2. Rheology Improvement

As CNT loading increases, dispersion viscosity can rise dramatically due to the formation of interconnected nanotube networks.

Appropriate incorporation of polarity-modifying additives may help reduce nanotube entanglement, resulting in improved flowability and processing performance.

This benefit becomes particularly important in the development of high-solid-content formulations.

3. Enhanced Storage Stability

During long-term storage, solvent systems may experience performance drift due to trace moisture, acidic impurities, or degradation products from resin components.

2-Amino-2-Methyl-1-Propanol can provide pH buffering and acid-neutralizing capabilities, helping maintain a more stable chemical environment and reducing the risk of gelation and sedimentation.

 

Expanding Demand Across Energy and Advanced Materials Industries

Recent market developments indicate strong growth in CNT applications across several sectors.

Lithium-Ion Battery Conductive Additives

As battery manufacturers pursue higher energy density, CNTs are increasingly being used to partially replace traditional conductive carbons, enabling more efficient conductive networks at lower additive loadings.

EMI Shielding Materials

The rapid expansion of 5G infrastructure, electric vehicles, and AI data centers has intensified demand for advanced EMI shielding solutions, driving growth in CNT-based conductive coatings.

Antistatic Coatings

Industries such as semiconductors, electronics manufacturing, and precision packaging continue to seek low-loading conductive solutions capable of delivering stable antistatic performance.

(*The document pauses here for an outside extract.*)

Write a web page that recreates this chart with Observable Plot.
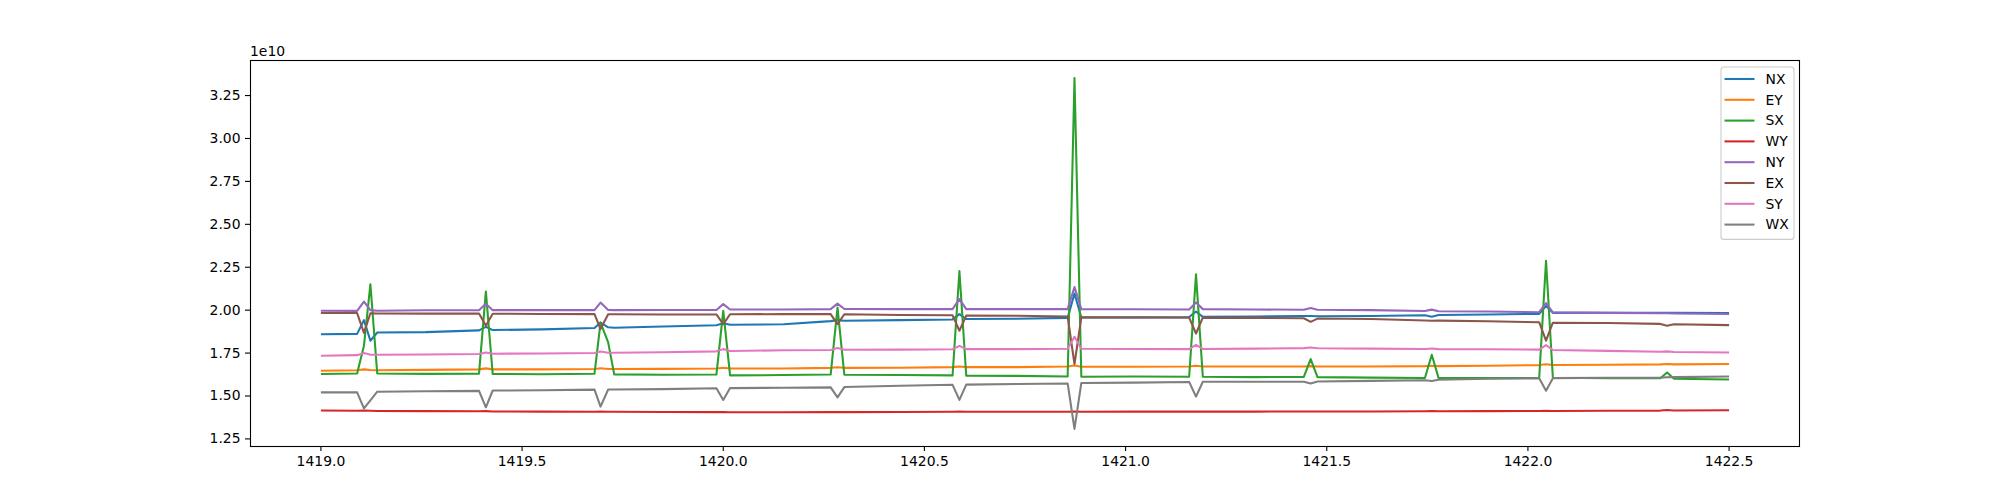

Engineering Plastic Composites

Demand for conductive and lightweight engineering plastics—including ABS, PC, and PA materials—is creating new opportunities for CNT-based composite technologies.

Industry Trend: From Dispersion to Precision Engineering

Industry observers increasingly believe that the next stage of competition in CNT dispersion technology will extend beyond simply achieving dispersion.

Future development priorities are expected to focus on:

• Longer storage life;
• Higher solid content;
• Lower viscosity;
• More stable conductive networks;
• Improved compatibility with downstream applications.

Within this context, the synergistic design of dispersants, interface modifiers, and functional additives is becoming a critical area of innovation.

For oil-based CNT dispersions, the use of multifunctional additives such as 2-Amino-2-Methyl-1-Propanol to optimize interfacial interactions, improve storage stability, and enhance processing performance is emerging as an important technical direction across the value chain.

 

Looking Ahead

As the new energy, advanced materials, and high-end manufacturing sectors continue to expand, CNT dispersion technology is evolving from a sole focus on conductivity toward a more comprehensive emphasis on stability, processability, and industrial adaptability.

From selecting the appropriate dispersion medium to engineering interfacial chemistry, from rheology control to long-term storage management, every aspect of formulation development directly impacts end-use performance.

Looking forward, continued research into the synergistic application of oil-based CNT dispersions and functional additives such as 2-Amino-2-Methyl-1-Propanol may unlock new opportunities for innovation across the conductive materials industry.